== DATA EXCERPT

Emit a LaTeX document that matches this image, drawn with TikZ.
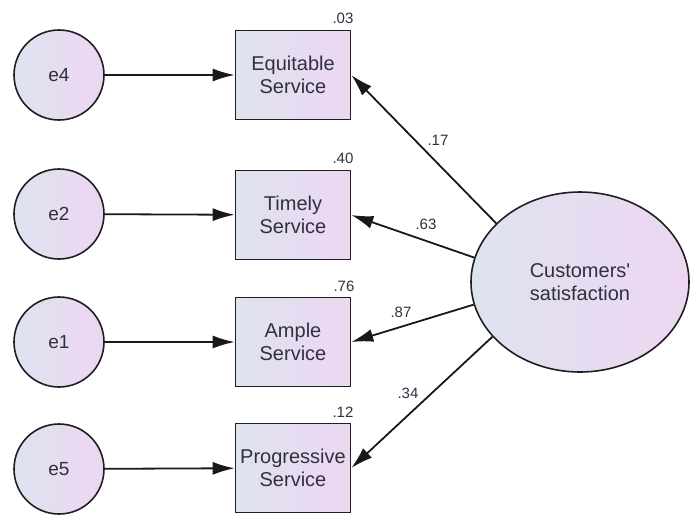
\documentclass[tikz,border=0pt]{standalone}
\usepackage{fontspec}
\setmainfont{Liberation Sans}
\newfontfamily\amosfont{Liberation Sans}
\usepackage{tikz}
\usetikzlibrary{shapes,arrows.meta}

\definecolor{fillleft}{RGB}{222,227,240}
\definecolor{fillright}{RGB}{237,214,241}
\definecolor{inkgray}{RGB}{48,48,62}

\tikzset{
  latent/.style={circle, draw=black!88, line width=1.6pt, minimum size=90pt, inner sep=0pt,
    left color=fillleft, right color=fillright, text=inkgray, font=\amosfont\fontsize{19}{22}\selectfont},
  observed/.style={rectangle, draw=black!88, line width=1.6pt, minimum width=115pt, minimum height=89pt,
    inner sep=2pt, align=center, left color=fillleft, right color=fillright, text=inkgray,
    font=\amosfont\fontsize{20}{23}\selectfont},
  factor/.style={ellipse, draw=black!88, line width=1.6pt, minimum width=218pt, minimum height=180pt,
    align=center, left color=fillleft, right color=fillright, text=inkgray,
    font=\amosfont\fontsize{20}{23}\selectfont},
  regpath/.style={-{Latex[length=22pt,width=13pt]}, line width=1.8pt, black!90},
  coef/.style={font=\amosfont\fontsize{15}{17}\selectfont, text=inkgray, inner sep=0pt}
}

\begin{document}
\begin{tikzpicture}[x=1pt,y=-1pt]
\useasboundingbox (0,0) rectangle (691,515);

\node[latent] (e4) at (59,75) {e4};
\node[latent] (e2) at (59,214) {e2};
\node[latent] (e1) at (59,342) {e1};
\node[latent] (e5) at (59,469) {e5};

\node[observed] (equitable) at (293,75) {Equitable\\Service};
\node[observed] (timely) at (293,215) {Timely\\Service};
\node[observed] (ample) at (293,342) {Ample\\Service};
\node[observed] (progressive) at (293,468) {Progressive\\Service};

\node[factor] (sat) at (580,282) {Customers'\\satisfaction};

\draw[regpath] (e4) -- (equitable);
\draw[regpath] (e2) -- (timely);
\draw[regpath] (e1) -- (ample);
\draw[regpath] (e5) -- (progressive);

\draw[regpath] (sat.145) -- (equitable.east);
\draw[regpath] (sat.167) -- (timely.east);
\draw[regpath] (sat.192) -- (ample.east);
\draw[regpath] (sat.212) -- (progressive.east);

% squared multiple correlations
\node[coef] (r2eq) at (343,18) {.03};
\node[coef] (r2ti) at (343,158) {.40};
\node[coef] (r2am) at (344,286) {.76};
\node[coef] (r2pr) at (343,412) {.12};

% loadings
\node[coef] (w17) at (438,140) {.17};
\node[coef] (w63) at (426,224) {.63};
\node[coef] (w87) at (401,312) {.87};
\node[coef] (w34) at (408,393) {.34};
\end{tikzpicture}
\end{document}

====

PROBLEM STATEMENT >> With all pictures left out, please transcribe exactly the lines from the start of the material through the line with "(e5) at (59,469)".

REPLY TO THE EXERCISE >>
Emit a LaTeX document that matches this image, drawn with TikZ.
\documentclass[tikz,border=0pt]{standalone}
\usepackage{fontspec}
\setmainfont{Liberation Sans}
\newfontfamily\amosfont{Liberation Sans}
\usepackage{tikz}
\usetikzlibrary{shapes,arrows.meta}

\definecolor{fillleft}{RGB}{222,227,240}
\definecolor{fillright}{RGB}{237,214,241}
\definecolor{inkgray}{RGB}{48,48,62}

\tikzset{
  latent/.style={circle, draw=black!88, line width=1.6pt, minimum size=90pt, inner sep=0pt,
    left color=fillleft, right color=fillright, text=inkgray, font=\amosfont\fontsize{19}{22}\selectfont},
  observed/.style={rectangle, draw=black!88, line width=1.6pt, minimum width=115pt, minimum height=89pt,
    inner sep=2pt, align=center, left color=fillleft, right color=fillright, text=inkgray,
    font=\amosfont\fontsize{20}{23}\selectfont},
  factor/.style={ellipse, draw=black!88, line width=1.6pt, minimum width=218pt, minimum height=180pt,
    align=center, left color=fillleft, right color=fillright, text=inkgray,
    font=\amosfont\fontsize{20}{23}\selectfont},
  regpath/.style={-{Latex[length=22pt,width=13pt]}, line width=1.8pt, black!90},
  coef/.style={font=\amosfont\fontsize{15}{17}\selectfont, text=inkgray, inner sep=0pt}
}

\begin{document}
\begin{tikzpicture}[x=1pt,y=-1pt]
\useasboundingbox (0,0) rectangle (691,515);

\node[latent] (e4) at (59,75) {e4};
\node[latent] (e2) at (59,214) {e2};
\node[latent] (e1) at (59,342) {e1};
\node[latent] (e5) at (59,469) {e5};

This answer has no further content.